We tend to think of livestock farmers as "one man and his dog," but if AgResearch of New Zealand has anything to say, that pair may have to move over to include a robot. A team led by Dr. Andrew Manderson is developing AgriRover, an agricultural robot inspired by NASA’s Mars rovers. It’s a proof-of-concept prototype designed to show how robots can make life easier and more productive for livestock farmers.
The basic idea behind AgriRover is precision agriculture. That is, instead of using conventional methods of tending to entire fields at one time, the farmer uses robotics and other technologies to deal with problems on a much smaller scale.
A livestock paddock, for example, may look uniform, but under the grass there’s a great deal of variability of soil and conditions. Levels of potassium, sulfur, and acidity can be very different even within a single square meter. The main reason is that livestock don’t pee or poop in anything like a uniform pattern, as anyone who’s seen a lawn burned by a dog can attest. Weeds also tend to grow in clumps, and a paddock can have many dry or sodden patches.
Ideally, paddocks can be made healthier and more productive if they can be surveyed on a very small scale and each problem area addressed with individual treatment. That is where AgriRover comes in.
"We started this project in 2012 and presented the first prototypes at the [Fertilizer and Lime Research Centre] conference back in February," says Manderson. "We've come a long way since then, and have had a functional rover out in the paddock since April."
Manderson sees a practical version of AgriRover in use within 5 to 10 years. Intended to operate day and night in all weather, the idea is to have a robot that can autonomously navigate its way around a paddock, send back real-time data on each area, provide on-the-spot treatments or dye markings for each problem encountered, generate prescription maps, and return to base for recharging and resupply.

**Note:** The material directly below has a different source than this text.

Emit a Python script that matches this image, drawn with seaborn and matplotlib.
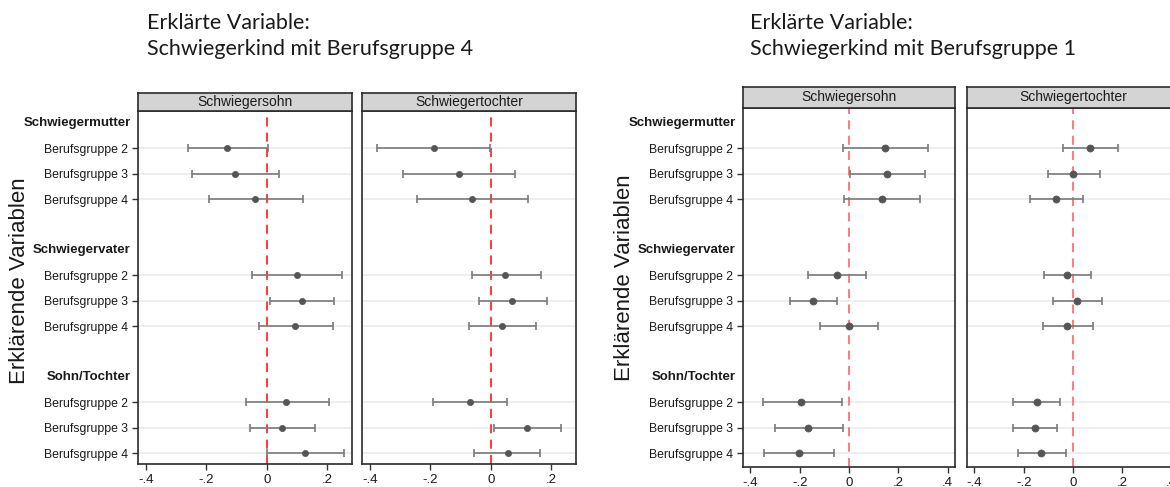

The prototype, the third in a series, was built with off-the-shelf components – many originally developed for motorized wheelchairs. AgriRover is powered by lithium phosphate batteries supplemented with a solar panel for additional range during daylight hours. It’s also designed to be small enough to go under two-wire fences and gates.
"This works in all weather, all of the time, quietly going about its tasks without creating extra jobs for the farmer. It’s designed to be easy to operate, and will report results as needed to a cell phone or computer," says Dr. Manderson.
The tricky bit of the development was coming up with a drive system that was both simple and able to maneuver in a muddy paddock. In addition, speed in traversing the paddock had to weighed against battery duration and the need to survey the area efficiently. The result is a 150-kg (330-lb) robot with four 180-watt motors capable of handling uneven ground at 5 km/h (3 mph) and small slopes of less than 20 degrees. Guidance is by internal dead reckoning, relative position sensors (such as laser or ultrasonics) and other aids, including buried magnets and wires.
The chassis is steel for greater strength, which is important, given the project’s tight budget. "We accidentally dropped it off the back of a ute and it fell on its lid," says Manderson. "We just turned it over and away it went again."
According to Manderson, the biggest hurdle still to be overcome is finding a way to handle urine patches and small weed clumps. This requires a high degree of accurate navigation, and towing a chemical spray unit is too much for the battery-powered robot. However, once properly developed, Manderson sees AgriRover as having wider applications.
“For example, other scientists are developing robots to herd cows in for milking,” Manderson says. “Likewise, we can put a camera on this thing so farmers can use it as a remotely controlled rover that they can use to check things on their farm, such as keeping a 24-hour watch on springers at calving time.”